The Meaning of the Play

This fascination is then furthered when we realise that the sophistication and elegance that Blanche uses to elevate herself with is all a fa?ade. Her elevated lexis, correct grammar and varied syntax allow us to gather that she has the remains of an aristocratic education and lady like mannerism to fulfil the prerequisites of a southern lady who should be perfect. Whereas in reality, the conflict could have stemmed from the consistent deceit of Blanche which has spiralled out of control and had a cumulative effect on her superego, ego and id. These effects had such a magnitude that they left her "nerves in knots" and forced her to cheat her own social expectations of her purity.
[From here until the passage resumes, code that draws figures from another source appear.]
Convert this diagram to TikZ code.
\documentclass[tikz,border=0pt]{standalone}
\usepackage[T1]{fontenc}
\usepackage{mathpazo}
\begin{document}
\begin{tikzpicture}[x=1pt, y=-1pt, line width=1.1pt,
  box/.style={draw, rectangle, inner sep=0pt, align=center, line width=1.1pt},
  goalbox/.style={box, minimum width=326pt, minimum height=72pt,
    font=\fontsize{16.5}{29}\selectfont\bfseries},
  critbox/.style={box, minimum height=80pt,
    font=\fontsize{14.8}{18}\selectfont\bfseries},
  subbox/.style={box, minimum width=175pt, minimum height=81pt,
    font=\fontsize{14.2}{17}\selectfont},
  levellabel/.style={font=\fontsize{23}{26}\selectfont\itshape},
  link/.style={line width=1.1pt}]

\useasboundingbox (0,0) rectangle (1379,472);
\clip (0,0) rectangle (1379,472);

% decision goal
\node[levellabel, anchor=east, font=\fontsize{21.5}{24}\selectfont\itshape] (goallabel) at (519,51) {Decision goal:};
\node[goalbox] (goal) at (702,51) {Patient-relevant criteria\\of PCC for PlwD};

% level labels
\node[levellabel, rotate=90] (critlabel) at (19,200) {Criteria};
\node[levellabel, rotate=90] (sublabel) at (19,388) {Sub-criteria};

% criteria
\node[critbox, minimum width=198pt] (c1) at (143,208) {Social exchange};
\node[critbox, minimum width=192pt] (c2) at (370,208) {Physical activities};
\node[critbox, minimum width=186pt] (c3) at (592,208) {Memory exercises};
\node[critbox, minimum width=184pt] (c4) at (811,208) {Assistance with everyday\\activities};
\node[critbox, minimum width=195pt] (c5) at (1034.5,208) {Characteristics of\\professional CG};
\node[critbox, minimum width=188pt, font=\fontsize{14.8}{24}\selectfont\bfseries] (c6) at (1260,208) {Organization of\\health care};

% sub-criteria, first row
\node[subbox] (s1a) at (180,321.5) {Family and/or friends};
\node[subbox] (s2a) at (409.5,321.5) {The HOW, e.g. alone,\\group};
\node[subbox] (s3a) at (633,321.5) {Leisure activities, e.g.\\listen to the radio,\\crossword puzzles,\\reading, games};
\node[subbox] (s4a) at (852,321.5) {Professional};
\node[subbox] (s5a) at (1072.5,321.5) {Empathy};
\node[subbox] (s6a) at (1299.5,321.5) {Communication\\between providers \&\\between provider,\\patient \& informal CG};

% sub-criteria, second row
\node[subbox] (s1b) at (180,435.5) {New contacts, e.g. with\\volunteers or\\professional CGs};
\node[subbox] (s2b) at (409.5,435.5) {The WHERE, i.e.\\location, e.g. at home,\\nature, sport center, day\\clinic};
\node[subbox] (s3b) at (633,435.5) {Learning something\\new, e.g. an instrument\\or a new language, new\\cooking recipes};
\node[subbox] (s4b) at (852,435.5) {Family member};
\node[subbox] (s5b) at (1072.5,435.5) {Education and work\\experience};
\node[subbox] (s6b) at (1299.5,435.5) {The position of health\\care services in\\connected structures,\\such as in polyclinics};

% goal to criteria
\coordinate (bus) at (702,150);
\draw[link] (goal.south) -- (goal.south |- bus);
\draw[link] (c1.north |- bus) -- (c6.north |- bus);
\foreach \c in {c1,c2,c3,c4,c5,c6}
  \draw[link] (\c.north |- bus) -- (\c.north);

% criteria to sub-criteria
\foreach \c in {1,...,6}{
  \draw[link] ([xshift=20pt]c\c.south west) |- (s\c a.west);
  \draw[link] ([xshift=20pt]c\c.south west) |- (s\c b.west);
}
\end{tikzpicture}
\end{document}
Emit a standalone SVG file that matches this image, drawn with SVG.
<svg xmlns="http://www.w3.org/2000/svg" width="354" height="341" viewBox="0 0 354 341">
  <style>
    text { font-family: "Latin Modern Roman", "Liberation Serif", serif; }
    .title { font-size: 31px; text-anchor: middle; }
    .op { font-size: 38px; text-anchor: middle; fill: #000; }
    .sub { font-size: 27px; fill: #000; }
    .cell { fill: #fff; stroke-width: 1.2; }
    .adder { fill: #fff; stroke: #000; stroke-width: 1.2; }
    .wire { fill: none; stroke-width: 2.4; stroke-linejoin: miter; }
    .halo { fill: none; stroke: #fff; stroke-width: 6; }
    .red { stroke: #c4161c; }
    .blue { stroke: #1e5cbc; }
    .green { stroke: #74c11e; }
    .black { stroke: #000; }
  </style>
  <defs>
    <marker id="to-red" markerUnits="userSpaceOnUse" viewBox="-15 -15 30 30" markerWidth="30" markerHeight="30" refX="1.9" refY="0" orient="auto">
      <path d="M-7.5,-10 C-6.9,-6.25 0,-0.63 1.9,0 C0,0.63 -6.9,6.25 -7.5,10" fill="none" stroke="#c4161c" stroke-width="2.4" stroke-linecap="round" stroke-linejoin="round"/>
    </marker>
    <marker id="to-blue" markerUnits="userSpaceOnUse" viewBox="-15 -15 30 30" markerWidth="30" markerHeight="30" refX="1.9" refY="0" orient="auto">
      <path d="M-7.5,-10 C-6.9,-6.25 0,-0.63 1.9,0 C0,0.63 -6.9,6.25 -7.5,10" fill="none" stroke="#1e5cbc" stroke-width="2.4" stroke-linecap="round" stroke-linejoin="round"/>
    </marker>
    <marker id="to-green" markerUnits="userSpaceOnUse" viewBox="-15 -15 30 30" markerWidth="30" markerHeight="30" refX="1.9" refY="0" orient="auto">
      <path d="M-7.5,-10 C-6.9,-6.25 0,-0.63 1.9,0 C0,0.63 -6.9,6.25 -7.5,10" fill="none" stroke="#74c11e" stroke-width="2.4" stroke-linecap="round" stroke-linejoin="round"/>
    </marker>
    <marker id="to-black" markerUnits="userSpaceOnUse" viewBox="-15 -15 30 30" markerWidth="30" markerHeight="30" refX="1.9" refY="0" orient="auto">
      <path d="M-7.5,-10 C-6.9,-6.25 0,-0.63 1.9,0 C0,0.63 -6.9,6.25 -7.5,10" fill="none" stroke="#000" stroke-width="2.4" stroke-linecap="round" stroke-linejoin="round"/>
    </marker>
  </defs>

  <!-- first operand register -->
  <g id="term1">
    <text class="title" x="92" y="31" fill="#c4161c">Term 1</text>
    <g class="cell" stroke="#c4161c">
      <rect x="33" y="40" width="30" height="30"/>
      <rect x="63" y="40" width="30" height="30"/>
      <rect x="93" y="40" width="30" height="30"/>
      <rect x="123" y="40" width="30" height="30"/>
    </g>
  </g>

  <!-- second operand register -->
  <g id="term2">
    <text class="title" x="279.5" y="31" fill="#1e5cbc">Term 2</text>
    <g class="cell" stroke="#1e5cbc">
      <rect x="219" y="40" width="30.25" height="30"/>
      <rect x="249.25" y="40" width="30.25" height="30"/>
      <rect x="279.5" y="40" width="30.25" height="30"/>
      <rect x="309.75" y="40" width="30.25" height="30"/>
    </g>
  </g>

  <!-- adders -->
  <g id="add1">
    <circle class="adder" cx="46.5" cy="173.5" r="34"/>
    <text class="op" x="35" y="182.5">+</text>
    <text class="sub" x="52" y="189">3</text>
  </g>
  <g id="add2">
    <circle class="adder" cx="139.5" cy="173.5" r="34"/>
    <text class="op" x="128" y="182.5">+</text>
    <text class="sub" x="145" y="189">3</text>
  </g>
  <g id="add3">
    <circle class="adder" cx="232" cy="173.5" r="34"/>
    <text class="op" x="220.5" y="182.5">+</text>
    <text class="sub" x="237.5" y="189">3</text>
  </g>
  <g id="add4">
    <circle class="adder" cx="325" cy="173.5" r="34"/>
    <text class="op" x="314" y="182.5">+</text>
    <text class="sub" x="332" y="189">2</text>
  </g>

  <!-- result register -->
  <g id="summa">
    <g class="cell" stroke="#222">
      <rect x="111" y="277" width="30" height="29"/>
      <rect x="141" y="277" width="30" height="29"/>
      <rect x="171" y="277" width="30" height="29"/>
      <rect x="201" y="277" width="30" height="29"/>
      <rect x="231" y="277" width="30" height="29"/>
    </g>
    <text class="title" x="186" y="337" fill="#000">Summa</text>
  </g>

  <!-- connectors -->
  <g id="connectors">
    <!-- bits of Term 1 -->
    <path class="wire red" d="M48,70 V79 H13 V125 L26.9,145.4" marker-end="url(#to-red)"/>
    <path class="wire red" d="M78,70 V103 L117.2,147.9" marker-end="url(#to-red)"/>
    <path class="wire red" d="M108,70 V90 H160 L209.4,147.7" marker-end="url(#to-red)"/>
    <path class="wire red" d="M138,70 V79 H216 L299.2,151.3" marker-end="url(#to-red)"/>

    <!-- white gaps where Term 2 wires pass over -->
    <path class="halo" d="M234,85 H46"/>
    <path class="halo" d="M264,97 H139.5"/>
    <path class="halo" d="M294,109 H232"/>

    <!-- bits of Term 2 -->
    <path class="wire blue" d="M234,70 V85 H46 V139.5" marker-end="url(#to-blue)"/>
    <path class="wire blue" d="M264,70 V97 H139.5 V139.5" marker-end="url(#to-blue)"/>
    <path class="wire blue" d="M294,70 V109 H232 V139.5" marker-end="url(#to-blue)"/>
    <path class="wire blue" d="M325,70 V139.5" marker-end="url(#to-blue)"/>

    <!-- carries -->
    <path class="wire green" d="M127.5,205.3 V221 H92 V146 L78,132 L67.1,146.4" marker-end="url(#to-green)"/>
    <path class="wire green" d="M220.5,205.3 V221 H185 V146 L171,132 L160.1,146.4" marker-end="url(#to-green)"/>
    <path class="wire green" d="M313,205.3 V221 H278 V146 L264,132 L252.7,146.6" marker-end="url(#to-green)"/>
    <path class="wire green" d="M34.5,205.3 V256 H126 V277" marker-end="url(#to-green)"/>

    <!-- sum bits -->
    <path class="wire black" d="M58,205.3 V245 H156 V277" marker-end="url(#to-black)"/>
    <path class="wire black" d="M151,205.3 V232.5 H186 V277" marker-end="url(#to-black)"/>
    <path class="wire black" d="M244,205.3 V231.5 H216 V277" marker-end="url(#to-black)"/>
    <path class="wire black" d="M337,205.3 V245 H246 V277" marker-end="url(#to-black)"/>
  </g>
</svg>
A further indication regarding the non-purity of Blanche is made when we decode Blanche's name and gauge that the name Blanche could be phonologically associated with the verb blanch. Consequently, Blanche might be "blanching", which could allow an interpretation that Stanley and Blanche are actually more alike than what we perceive, perhaps the conflict could be a battle to gain a complete social status to allow an elevated sense of self after past difficulties. This understanding is solidified after Stanley implodes and explodes at his poker night and only comes round after using the imperative "I want water" to coerce his friends to put him under the shower. By mirroring a habit of Blanche it seems that the macho fa?ade elevates the gender stereotype of 1947, when antagonization in the most masculine way possible was the only way to forge a submission that would allow one party to prevail after a conflict stemming from values occurred. Therefore, indicating that Tennessee Williams tried to articulate that humans acquire a sense of subconscious guilt when forced into unfavourable situations and will always depend on a clean and fresh state of mind to progress after gaining a comprehensive understanding of the root cause of a conflict, which is, in this instance, historical social stereotypes.